What Washington should be doing is talking to leaders of the Islamic Courts to ensure Somalia is not used as a new base for al-Qaeda operations. This is a fair request that can be sweetened by offers of financial support and assurances the Ethiopians will be leashed. But this appears too subtle for the administration’s ham-handed crusaders who have already blundered into two lost wars and are now courting a third.
The advisability of our involvement in this conflict hinges on the plausibility of the suggestions in that final paragraph, their ability to accomplish the desired outcomes, as well as the credibility of the evidence of al-Qaeda's presence in Somalia pre-Ethiopian incursion. In Part III, I'll attempt to take a closer look at those issues.

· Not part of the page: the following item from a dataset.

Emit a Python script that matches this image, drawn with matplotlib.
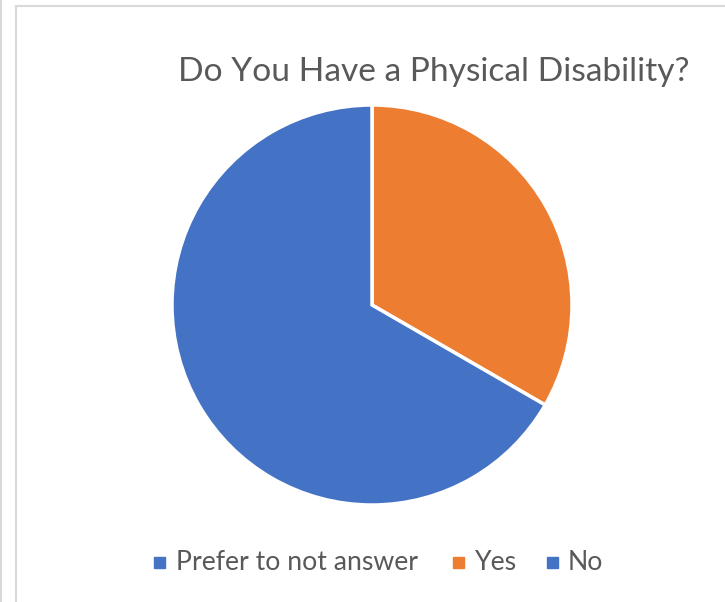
import matplotlib
matplotlib.use('Agg')
import matplotlib.pyplot as plt
from matplotlib.lines import Line2D
from matplotlib.patches import Rectangle

# data
categories = ['Prefer to not answer', 'Yes', 'No']
counts = [0, 1, 2]
slice_colors = ['#4472C4', '#ED7D31', '#4472C4']

TITLE = 'Do You Have a Physical Disability?'
FONT = ['Lato', 'DejaVu Sans']
TEXT_COLOR = '#595959'
BORDER = '#D9D9D9'

W, H = 725, 602
fig = plt.figure(figsize=(W / 100, H / 100), dpi=100)

# pie placed to match the pixel box of the reference (x 172..572, y 105..505)
ax = fig.add_axes([172 / W, 1 - 505 / H, 400 / W, 400 / H])
ax.pie(counts, colors=slice_colors, startangle=90, counterclock=False,
       wedgeprops=dict(edgecolor='white', linewidth=2.5))
ax.set_xlim(-1, 1); ax.set_ylim(-1, 1)
ax.set_aspect('equal')
ax.axis('off')

fig.text(434 / W, 1 - 72 / H, TITLE, ha='center', va='center',
         fontsize=24.1, color=TEXT_COLOR, family=FONT)

# legend drawn by hand: squares + labels
marker_x = [154, 453, 547]
text_x = [176, 475, 568]
ly = 562
for lab, col, mx, tx in zip(categories, slice_colors, marker_x, text_x):
    fig.patches.append(Rectangle((mx / W, 1 - (ly + 5.5) / H), 11 / W, 11 / H,
                                 transform=fig.transFigure, color=col))
    fig.text(tx / W, 1 - ly / H, lab, ha='left', va='center',
             fontsize=19.2, color=TEXT_COLOR, family=FONT)

# light frame lines from the original screenshot
fig.add_artist(Line2D([0.8 / W, 0.8 / W], [0, 1], transform=fig.transFigure, color=BORDER, lw=1.5))
fig.add_artist(Line2D([15.5 / W, 15.5 / W], [0, 1 - 5.5 / H], transform=fig.transFigure, color=BORDER, lw=1.5))
fig.add_artist(Line2D([15.5 / W, 1], [1 - 5.5 / H, 1 - 5.5 / H], transform=fig.transFigure, color=BORDER, lw=1.5))

fig.savefig('out.png', dpi=100, facecolor='white')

Regardless, though, we should be mindful of the partner we have chosen to ride shotgun in this affair: Ethiopia is headed by a repressive regime that is no paragon of democracy, freedom or enlightened altruism. It has regional ambitions that should not be overlooked. Ethiopia doesn't fit well within the tidy good vs. evil narrative so preferred by certain pundits. Portraying Ethiopia as a well-intentioned and concerned onlooker interested in the betterment of Somalia's fragile political condition would be willful ignorance. Ignoring the conflict of interest inherent in Ethiopia's intervention would be foolhardy.